「愛と復讐の壮大な叙事詩が伝える、物語の力とその役割」落下の王国 4Kデジタルリマスター とぽとぽさんの映画レビュー(感想・評価)
愛と復讐の壮大な叙事詩が伝える、物語の力とその役割
"怒った人たち"によって堕ちる世界(=奪われる命)で語られるべきは復讐でなく、愛と希望の物語。タイトルに違わぬ落下シーンの多さが象徴するような現実の容赦のなさ、ままならない残酷さに妥協することをまだ知らない子どもの素直さが物語を変える。結末すらも…。表現は現実を映し出すべきだという考え方もあるだろうけど、時に楽観的だと揶揄されたとしても敢えて希望を諦めず描くことで、逆に現実をも変えうる物語の力を描いていた。
21世紀を生きる僕たちのためのCGに毒されていない現代のおとぎ話(寓話)で、これを映画の魔法と言わず何と言おうか?久しぶりに観たけど、昔より刺さった気がした。そして最後には、物語としての映画愛、体を張って語られてきたサイレント時代のコメディ映画へのラブレターに帰結していくところも琴線に触れて大好き。ロケーションとなる世界遺産も、元をたどればすべて人々があくせくと働いて作り上げたものなわけで、そうした点を鑑みても一貫している。
視覚的に満たされる、ばかりか心も。世界遺産を舞台に世界各地を巡る圧巻のロケーションと、それらに食われることなくしっかりと作品を形作る石岡瑛子の衣装が、間違いなく本作の壮大かつ魅惑的な世界観を形作っている。ただ根幹には上述してきたような、そうした「人間」とぼくらが生きる世界が描かれているから、こうやって時を超える感動的な作品に仕上がっているのだろうなと思った。そのアート性ばかり前面に取り上げられがちかもしれないけど、ちゃんと血の通った作品であるということ。

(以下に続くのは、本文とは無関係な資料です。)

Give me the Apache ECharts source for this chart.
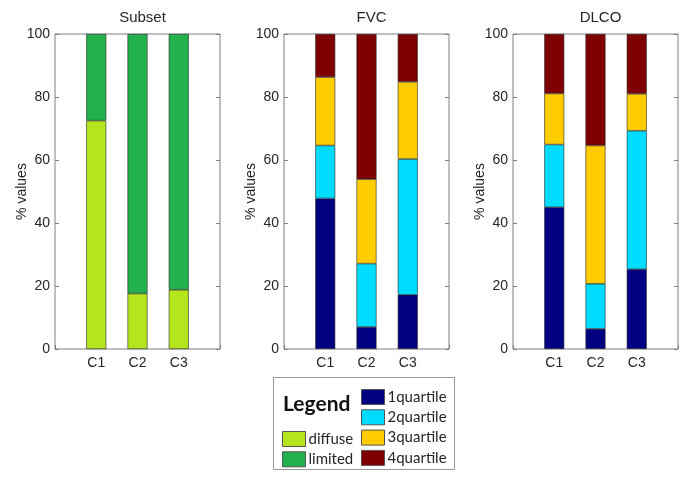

P.S. 本作公開当時には、既にスクリーンだったか映画雑誌を買っていて、そこの新作紹介コーナーで面白そうな作品だなと思ったものの、当時はまだ子供だったためシネコンの大作しか行くこともなくスルー。大人になって調べてみると、パッケージは廃盤か、超高騰。そして、テレビの深夜映画枠で、(多分字幕だったと思うけど)流れていたときに録画してやっと観られた記憶…。今回、リー・ペイスの美しいご尊顔も4Kデジタルリマスターで!『ランニング・マン』も楽しみ!世界遺産に関して言えば、無論宇宙人の叡智が働いたみたいな説もあるかもしれないけど、それはそれ。念願叶っての映画館鑑賞だったので、このイベント感に乗っかってパンフレットも無論購入。